The Numba backend compiles Black-Scholes pricing, Greeks, and the Halley+bisection IV solver to native machine code via @numba.njit(parallel=True). Each batch incurs a single Python→native dispatch; the Halley loop and bisection fallback execute entirely within the compiled kernel.

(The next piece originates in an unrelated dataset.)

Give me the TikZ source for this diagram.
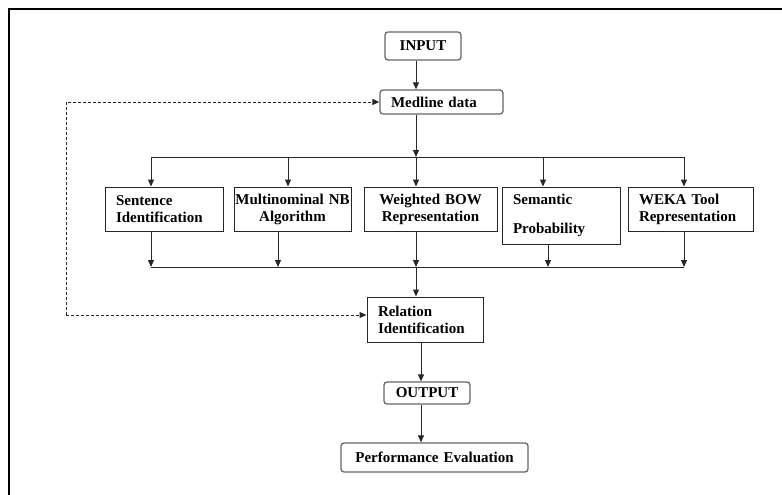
\documentclass[tikz,border=0pt]{standalone}
\usepackage{fontspec}
\setmainfont{Liberation Serif}
\usetikzlibrary{arrows.meta,calc}
\tikzset{
  blk/.style  ={draw=black!85,line width=1pt,inner xsep=11pt,inner ysep=0pt,align=left,
                font=\fontsize{15}{17}\selectfont\bfseries},
  rbox/.style ={blk,rounded corners=3pt,draw=black!60,line width=1.3pt},
  pbox/.style ={blk},
  ctr/.style  ={align=center,inner xsep=0pt},
  wire/.style ={line width=1pt,draw=black!85},
  flow/.style ={wire,-{Triangle[length=7pt,width=6pt]}},
  fbk/.style  ={flow,dash pattern=on 3pt off 2pt},
}

\begin{document}
\begin{tikzpicture}[x=1pt,y=-1pt]
  \useasboundingbox (0,0) rectangle (782,495);
  \draw[line width=2.5pt] (9,495) -- (9,9) -- (782,9);

  \node[rbox,ctr,text width=76pt,minimum height=28pt]  (inp)  at (423,46)      {INPUT};
  \node[rbox,text width=101pt,minimum height=24pt]     (med)  at (441.5,102)   {Medline data};
  \node[pbox,text width=96pt,minimum height=44pt]      (sent) at (164,209)     {Sentence\\Identification};
  \node[pbox,ctr,text width=117pt,minimum height=44pt] (mnb)  at (292.5,209)   {Multinominal NB\\Algorithm};
  \node[pbox,ctr,text width=133pt,minimum height=44pt] (bow)  at (430.5,209)   {Weighted BOW\\Representation};
  \node[pbox,text width=96pt,minimum height=57pt]      (sem)  at (561,215.5)   {Semantic\\[12pt]Probability};
  \node[pbox,text width=103pt,minimum height=44pt]     (weka) at (690.5,209)   {WEKA Tool\\Representation};
  \node[pbox,text width=94pt,minimum height=45pt]      (rel)  at (425,319.5)   {Relation\\Identification};
  \node[rbox,ctr,text width=86pt,minimum height=22pt]  (out)  at (427,393)     {OUTPUT};
  \node[rbox,ctr,text width=187pt,minimum height=29pt] (perf) at (434.5,457.5) {Performance Evaluation};

  % fan out
  \foreach \n/\x [count=\i] in {sent/151,mnb/288,bow/416,sem/543,weka/684} {
    \coordinate (t\i) at (\x,157);
    \draw[flow] (t\i) -- (t\i |- \n.north);
  }
  \draw[wire] (t1) -- (t5);
  \draw[flow] (inp.south -| t3) -- (t3 |- med.north);
  \draw[flow] (med.south -| t3) -- (t3);

  % fan in
  \foreach \n/\x [count=\i] in {sent/151,mnb/278,bow/416,sem/548,weka/684} {
    \coordinate (b\i) at (\x,267);
    \draw[flow] (\n.south -| b\i) -- (b\i);
  }
  \draw[wire] (b1) -- (b5);
  \draw[flow] (b3) -- (b3 |- rel.north);

  \coordinate (ax) at (421,360);
  \draw[flow] (rel.south -| ax) -- (ax |- out.north);
  \draw[flow] (out.south -| ax) -- (ax |- perf.north);

  % feedback loop
  \coordinate (fb) at (66,315);
  \draw[fbk] (fb) |- (med.west);
  \draw[fbk] (fb) -- (fb -| rel.west);
\end{tikzpicture}
\end{document}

Kernels are compiled on first call and cached to __pycache__ for subsequent process starts. Expect a ~1–2 s warm-up on the first call; all subsequent calls hit the cache and are near-instant.

import fast_vollib

# Use the numba backend for a single call
price = fast_vollib.fast_black_scholes(
    flag="c", S=100, K=100, t=0.25, r=0.05, sigma=0.20,
    backend="numba",
)

# Or set it process-wide
fast_vollib.set_backend("numba")
# Or via environment variable
export FAST_VOLLIB_BACKEND=numba
python my_script.py

When to choose numba over numpy

  • Large batches (≥ 10 k options) on a CPU-only machine
  • Environments where PyTorch / JAX cannot be installed (e.g. minimal Docker images)
  • When you need deterministic, portable CPU performance without GPU drivers

Jäckel IV — a separate high-precision solver

The fast_vollib.jackel module is not routed through the backend system described above. It is a self-contained implementation of Peter Jäckel's "Let's Be Rational" algorithm and exposes one function per backend:

Backend Import Notes
NumPy + Numba (CPU) fast_vollib.jackel.jackel_iv.jackel_iv_black Parallel Numba kernels; ~8.5 ms / 100k
PyTorch (GPU) fast_vollib.jackel.torch_backend.jackel_iv_black_torch torch.compile fused; ~2.7 ms / 100k
JAX (GPU) fast_vollib.jackel.jax_backend.jackel_iv_black_jax XLA fused; ~2.4 ms / 100k
Triton (GPU) fast_vollib.jackel.triton_kernels.jackel_iv_triton Single-pass kernel; 0.056 ms / 100k

See Jäckel IV for full documentation and usage examples.